2.2 Children’s and parents’ views
What do children and parents think of teaching assistants? Curiously, little has been written about their perspectives. A small-scale study involving 78 primary-aged children in England (Eyres et al., 2004) showed that children can, when asked, differentiate between their own class teacher and other adults who work with them. However, the children reported a substantial overlap between the activities of teachers and teaching assistants. For instance, eight-year-old Sarah said:
Well, the helpers seem to help out and do what the teacher does and the teacher seems to mostly teach children. But sometimes the helpers teach children.
Eleven-year-old Lissette speculated:
Well, Miss McAngel is the actual teacher, teacher, teacher. She actually teaches us everything because she’s just a teacher and she teaches us everything. But, if you like, you’ve got another teacher, they teach us – pretty much they’d teach us everything but Miss McAngel would do different things with us – d’you know what I mean? – sort of, I can’t put it into words really – but – can you help? (looking towards Tim, her friend).

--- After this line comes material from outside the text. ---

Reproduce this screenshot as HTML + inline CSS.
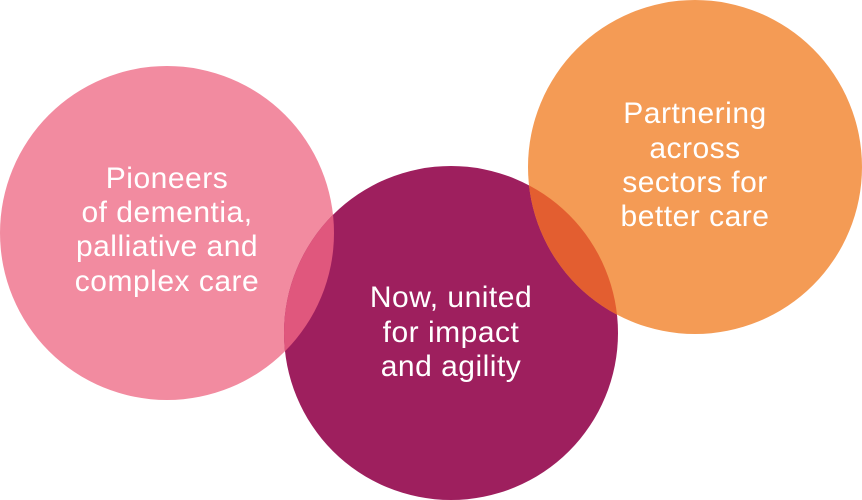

To a large extent, teachers and teaching assistants were seen by the children in this study as working in ‘interdependent’ ways, with each making a significant contribution to children’s learning.
With regard to parents, given that many teaching assistants are parents from the local community, we can speculate that other parents are in touch with the ways in which teachers have increasingly delegated certain teaching-related responsibilities to assistants. But maybe this is not the case. Teaching assistants, after all, are a new workforce. When today’s parents were at primary school, they would not have had experience of assistants working alongside teachers in the way that children do now.
A questionnaire survey of parents’ perceptions of assistants by two specialist teacher assistants working at Roche CommunitySchool in Cornwall (Strongman and Mansfield, 2004) found that most of the parents placed great value on the contribution of teaching assistants. As one parent wrote, ‘They are of value as a backup for the teacher, as an extra pair of eyes in the classroom.’ Another parent noted, ‘A good assistant can be priceless in the classroom. With up to thirty-seven children in each class, how could a teacher do her job effectively without assistants?’
However, while these parents recognised the important role of assistants in their children’s primary school, many also felt that there should be a clear distinction between the roles of teachers and teaching assistants. As one parent said, ‘Teaching assistants should not “teach” the class, they should only assist the teacher.’ The extent to which this linguistic distinction – between ‘teaching’ and ‘assisting’ – can be maintained in classrooms when many teachers and teaching assistants are now working closely together in teams is open to question. When a teaching assistant ‘assists’ or ‘supports’ or ‘helps’ a child, there is always the possibility that the child will learn. Therefore, it could be said that the assistant has ‘taught’ that child, just as it could be said that parents teach their children many things and children often teach each other.
Perhaps a more appropriate way of thinking about this is to say that teachers, as qualified professionals, hold the overall responsibility for what goes on in a classroom in terms of learning and teaching. Children, it seems, understand this. In the study by Eyres et al. (2004) a number of children were clear that the teachers in their classrooms were ultimately in charge. As six-year-old Sam commented:
Well, Mrs Wilson and Mrs Georgio [both teaching assistants] don’t tell us what to do. Mrs Watts [the teacher] tells us what to do.